Unlike the immortals in the city, these Tremor Tusk Elephants were no joke. Even the weakest among them were at the Fourth Tribulation Stage of the Immortal realm, and the strongest, who seemed to be the leader, was even a Seventh Tribulation Stage immortal beast.
It was clear that while in the Fifteen Ryze World, Human immortals might not have enough experts with strength, the same could not be said for the beasts who had been living here for far longer than them.
But just their strength wasn’t what made Lin Mu wary, as these were highly intelligent beasts. And while Lin Mu could certainly fight them, he did not want to provoke them for no reason. Thankfully, the elephants ignored them completely, their ancient eyes betraying neither fear nor interest.
As they continued deeper into the rainforest, the sense of scale only grew.
This was not just a forest.
It was a world within a world.
Alive, dangerous, and endlessly abundant.
For nearly a full week, Lin Mu and the others flew without pause through the Equatorial Rainforest.
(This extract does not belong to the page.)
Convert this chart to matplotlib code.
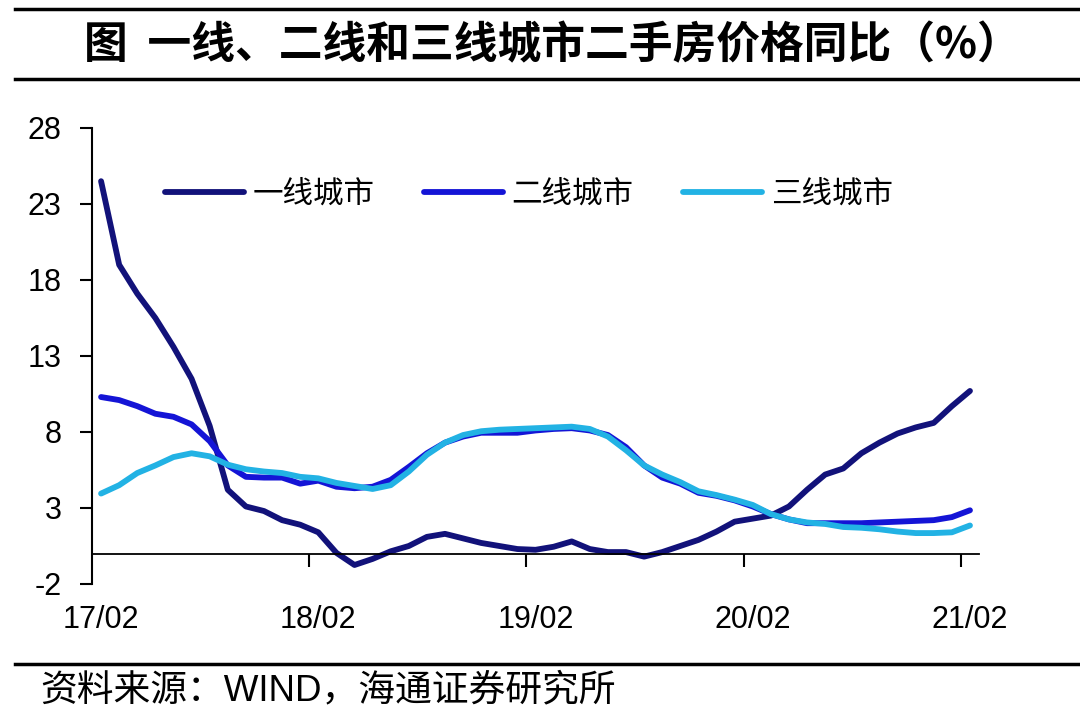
import numpy as np
import matplotlib
matplotlib.use('Agg')
import matplotlib.pyplot as plt
from matplotlib.lines import Line2D

plt.rcParams['font.family'] = ['Liberation Sans', 'Noto Sans CJK SC', 'DejaVu Sans']
plt.rcParams['axes.unicode_minus'] = False

# 月度数据 17/02 - 21/02
tier1 = [24.5, 19.0, 17.1, 15.5, 13.6, 11.5, 8.4, 4.2, 3.1, 2.8,
         2.2, 1.9, 1.4, 0.05, -0.75, -0.35, 0.15, 0.5, 1.1, 1.3,
         1.0, 0.7, 0.5, 0.3, 0.25, 0.45, 0.8, 0.3, 0.1, 0.1,
         -0.2, 0.1, 0.5, 0.9, 1.45, 2.1, 2.3, 2.5, 3.1, 4.2,
         5.2, 5.6, 6.6, 7.3, 7.9, 8.3, 8.6, 9.7, 10.7]
tier2 = [10.3, 10.1, 9.7, 9.2, 9.0, 8.5, 7.4, 5.8, 5.05, 5.0,
         5.0, 4.6, 4.8, 4.4, 4.3, 4.4, 4.85, 5.7, 6.6, 7.3,
         7.7, 7.95, 7.95, 7.95, 8.1, 8.2, 8.25, 8.1, 7.8, 7.0,
         5.8, 5.0, 4.6, 4.0, 3.8, 3.5, 3.1, 2.6, 2.25, 2.0,
         2.0, 2.0, 2.0, 2.05, 2.1, 2.15, 2.2, 2.4, 2.85]
tier3 = [3.95, 4.5, 5.3, 5.8, 6.35, 6.6, 6.4, 5.85, 5.55, 5.4,
         5.3, 5.05, 4.95, 4.65, 4.45, 4.25, 4.5, 5.4, 6.5, 7.3,
         7.8, 8.05, 8.15, 8.2, 8.25, 8.3, 8.35, 8.2, 7.7, 6.8,
         5.8, 5.2, 4.7, 4.1, 3.85, 3.55, 3.2, 2.6, 2.25, 2.05,
         1.95, 1.75, 1.7, 1.6, 1.45, 1.35, 1.35, 1.4, 1.85]
year_labels = ['17/02', '18/02', '19/02', '20/02', '21/02']
series_names = ['一线城市', '二线城市', '三线城市']
colors = ['#12127A', '#1414D6', '#22B2E4']

n = len(tier1)
x = np.arange(n) + 0.5

fig = plt.figure(figsize=(10.8, 7.26), dpi=100)
ax = fig.add_axes([0.0852, 0.1956, 0.8213, 0.6281])

for vals, name, c in zip([tier1, tier2, tier3], series_names, colors):
    ax.plot(x, vals, color=c, lw=4.2, label=name, solid_joinstyle='round',
            solid_capstyle='round')

ax.set_xlim(0, n)
ax.set_ylim(-2, 28)
ax.set_yticks(np.arange(-2, 29, 5))

ax.spines['top'].set_visible(False)
ax.spines['right'].set_visible(False)
ax.spines['bottom'].set_position(('data', 0))
ax.spines['left'].set_linewidth(1.5)
ax.spines['bottom'].set_linewidth(1.3)

ax.set_xticks([12, 24, 36, 48])
ax.set_xticklabels([])
ax.set_xticks(np.arange(0, n, 12) + 0.5, minor=True)
ax.set_xticklabels(year_labels, minor=True)
ax.tick_params(axis='x', which='major', direction='out', length=9, width=1.5)
ax.tick_params(axis='x', which='minor', length=0, pad=37, labelsize=22)
ax.tick_params(axis='y', direction='out', length=9, width=1.5, pad=13, labelsize=22)

ax.legend(loc='center left', bbox_to_anchor=(0.082, 0.855), ncol=3, frameon=False,
          prop={'family': ['Noto Sans CJK SC'], 'size': 22},
          handlelength=2.6, handletextpad=0.28, columnspacing=1.6,
          borderpad=0, borderaxespad=0)

# 标题与框线
fig.add_artist(Line2D([0.014, 1.0], [0.9876, 0.9876], color='black', lw=2.5))
fig.add_artist(Line2D([0.014, 1.0], [0.891, 0.891], color='black', lw=2.5))
fig.add_artist(Line2D([0.014, 1.0], [0.0854, 0.0854], color='black', lw=2.5))
fig.text(0.5115, 0.938, '图  一线、二线和三线城市二手房价格同比（%）', ha='center', va='center',
         fontsize=31.5, fontweight='bold', family=['Noto Sans CJK SC', 'DejaVu Sans'])
fig.text(0.037, 0.049, '资料来源：WIND，海通证券研究所', ha='left', va='center',
         fontsize=26.5, family=['Liberation Sans', 'Noto Sans CJK SC'])

fig.savefig('out.png', dpi=100, facecolor='white')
Day and night blurred together beneath the endless canopy. The forest did not thin, nor did it repeat itself in any simple way. Every stretch of land felt subtly different from the last. The species of trees shifted. The density of vines changed. The balance of beasts tilted between predator and prey.
At first, the journey was uneventful.
Little Shrubby sprinted above the treetops when he could, and when the canopy grew too dense, he ran through it instead, snapping branches thicker than city walls with ease. The forest responded quickly, closing behind them as if they had never passed through at all.
On the third day, that changed.
A massive shadow burst upward from the trees ahead of them, scales glistening like wet jade. It was a Forest Coil Lesser Basilisk, its long serpentine body wrapped in bark-like plates, eyes glowing with dull yellow light.
It did not roar.
It struck.
Its jaws snapped toward Little Shrubby’s neck, fangs dripping with paralytic venom strong enough to immobilize most immortals instantly.
The air split.
Lin Mu’s sword flashed once.
There was no dramatic exchange, no prolonged struggle. The basilisk’s head separated cleanly from its body, momentum carrying it forward another dozen meters before it finally crashed through the canopy below.
The rest of the corpse followed shortly after.
Little Shrubby barely slowed down.
"...That one smelled good," he muttered.
Lin Mu nodded. "We’ll take it."
And they did.
That was the pattern for the next several days, repeating over and over again.